Хайдеггер задается важным вопросом: «Если человек есть то, чем рискуют, и движется вместе с риском, желая его, люди, которые рискуют еще больше, должны быть еще более волящими, желающими. Но может ли воление подняться над безусловностью преднамеренного самонавязывания?» «Нет, – отвечает себе Хайдеггер и продолжает: – Значит, те, кто рискуют больше, могут быть «волящими больше» только в том смысле, что их воление в своей сущности является иным. Волить и волить – это не одно и то же. Те, кто являются более волящими, исходя из сущности воления, остаются более соответствующими воле как бытию сущего. Они больше отвечают бытию, которое проявляет себя как воля. Они более волящие в той мере, в какой они более согласные». В первую очередь, следуя Хайдеггеру, эти рискующие больше сущностного риска человечества – поэты. А поэт – хранитель языка, который для Хайдеггера есть Дом Бытия. Язык для Хайдеггера больше, чем язык для Дерриды, сказавшего: «У человека ничего, кроме языка, нет». Это «ничего», которого нет у человека, на самом деле тоже входит в язык. «Почему есть нечто, а не ничто?» – основной вопрос. «Спросите у Бытия», – основной ответ. Язык сакрален, поэт – адепт.
Но как есть адепт сейчас? Боги давно ушли, простыли не только их следы, но и следы следов вот-вот испарятся под носом самых чутких. Ценности разбиты. Воспевать в принципе нечего. Служить некому. Со стихиями тоже не поговоришь – минули дни Разомкнутости, и воспоминания о них самих тоже стираются. Исчезла прозрачность мира, пропали все основы и оси, рассыпан язык, закончилась история. И что делает поэт и адепт, обреченный быть в бесконечной и тотальной мультициркуляции муляжей вещей, что он делает в победившем нигилизме, как он тут есть? Бежать в эскапизм времен апостасии он не может, ибо тогда прекратит соревноваться с Ангелом в падении, тогда он подвесится на новом мостике, вместо того чтобы лететь в безосновное, – такой поэт или такой мыслитель станет, как бы сказал Ницше, «только красочным изображением всего того, во что когда-то верили». Такой поэт будет фигурой, безвозвратно выпавшей из невидимой, но идущей сквозь времена процессии Диониса, фигурой, слепо посягающей на безвременье, изображением ушедшего и невидимого оригинала. Хайдеггер в своем эссе говорит только, что поэт тут, в скудные времена, есть, есть перед лицом Смерти, представлен Бытию-к-Смерти и рискует больше того риска, который несет человека во времени и в сущем в принципе, и поэт осуществляет свое проникновение в безосновности (в «бездноватости»).

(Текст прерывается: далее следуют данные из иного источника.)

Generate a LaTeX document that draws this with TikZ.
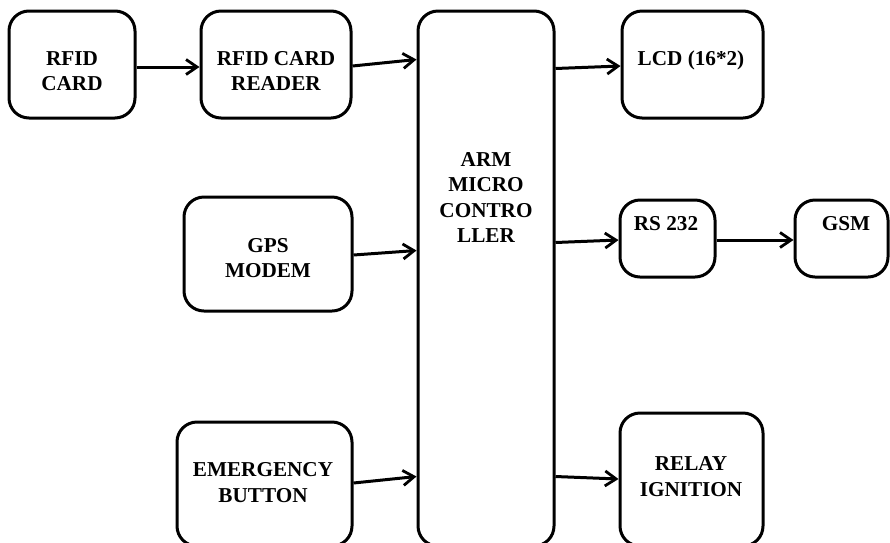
\documentclass[tikz,border=0pt]{standalone}
\usepackage{fontspec}
\setmainfont{Liberation Serif}
\usetikzlibrary{arrows.meta,calc}
\begin{document}
\begin{tikzpicture}[x=1pt,y=-1pt,
  blk/.style={draw=black,line width=3pt,rounded corners=20pt,inner sep=0pt,fill=white},
  lbl/.style={align=center,font=\fontsize{21.2}{25.5}\selectfont\bfseries,inner sep=0pt,text=black},
  conn/.style={line width=3pt,-{Straight Barb[length=11pt,width=15pt,line width=2.8pt]}}]
\useasboundingbox (0,0) rectangle (890,542);
\clip (0,0) rectangle (890,542);
% boxes
\node[blk,minimum width=126pt,minimum height=107pt] (rfid)   at (72,64.5)   {};
\node[blk,minimum width=150pt,minimum height=107pt] (reader) at (276,64.5)  {};
\node[blk,minimum width=136pt,minimum height=535pt] (arm)    at (486,278.5) {};
\node[blk,minimum width=141pt,minimum height=107pt] (lcd)    at (692.5,64.5){};
\node[blk,minimum width=95pt,minimum height=77pt]   (rs)     at (667.5,238.5){};
\node[blk,minimum width=93pt,minimum height=77pt]   (gsm)    at (841.5,238.5){};
\node[blk,minimum width=168pt,minimum height=114pt] (gps)    at (268,254)   {};
\node[blk,minimum width=175pt,minimum height=124pt] (emerg)  at (264.5,484) {};
\node[blk,minimum width=143pt,minimum height=133pt] (relay)  at (691.5,479.5){};
% labels
\node[lbl] (rfidt)   at (72,71)    {RFID\\CARD};
\node[lbl] (readert) at (276,71)   {RFID CARD\\READER};
\node[lbl] (armt)    at (486,197.5){ARM\\MICRO\\CONTRO\\LLER};
\node[lbl] (lcdt)    at (691,60)   {LCD (16*2)};
\node[lbl] (rst)     at (666,224)  {RS 232};
\node[lbl] (gsmt)    at (846,224)  {GSM};
\node[lbl] (gpst)    at (268,258)  {GPS\\MODEM};
\node[lbl] (emergt)  at (263,482.5){EMERGENCY\\BUTTON};
\node[lbl] (relayt)  at (691,476.5){RELAY\\IGNITION};
% connectors
\draw[conn] ($(rfid.east)+(0,2.5)$) -- ($(reader.west)+(0,2.5)$);
\draw[conn] ($(reader.east)+(0,1.5)$) -- ($(arm.north west)+(0,50)$);
\draw[conn] ($(gps.east)+(0,1)$) -- ($(arm.north west)+(0,241)$);
\draw[conn] ($(emerg.east)+(0,-1)$) -- ($(arm.north west)+(0,467)$);
\draw[conn] ($(arm.north east)+(0,59)$) -- ($(lcd.west)+(0,1.5)$);
\draw[conn] ($(arm.north east)+(0,233)$) -- ($(rs.west)+(0,1.5)$);
\draw[conn] ($(rs.east)+(0,1.5)$) -- ($(gsm.west)+(0,1.5)$);
\draw[conn] ($(arm.north east)+(0,467)$) -- ($(relay.west)+(0,-0.5)$);
\end{tikzpicture}
\end{document}
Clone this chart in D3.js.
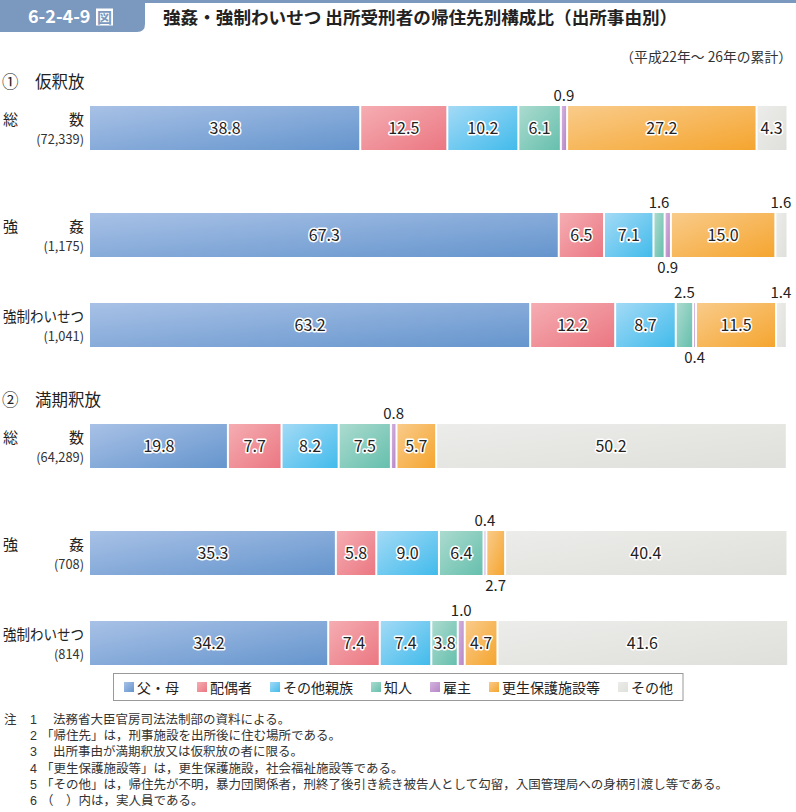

В пространстве тотальной сомнительности поэту самому остается стать обманщиком. Обманщик и адепт одновременно? Да, и он еще должен обмануть сам обман. Это формула трикстерства. Искать основу для «потерянного Я, что стало игрушкой стратосферы снов» (Готфрид Бенн) не нужно. Напротив, нужно искать безосновности дна бездны. Позднейшие проклятые поэты должны быть трикстерами.
Идея, будто стихи являются детьми поэтов, – пошлейшая и жалкая болтовня. Никакого наследия у поэта нет. Он есть сквозь мед поэзии, но не производитель продукции из меда. Поэт, который что-то производит, – это самогонщик, не нашедший лучшего применения для амброзии судьбы, чем сравнять ее с буряком. Хайдеггер формулирует: «Рискующий риск все исполняет, но ничего не производит».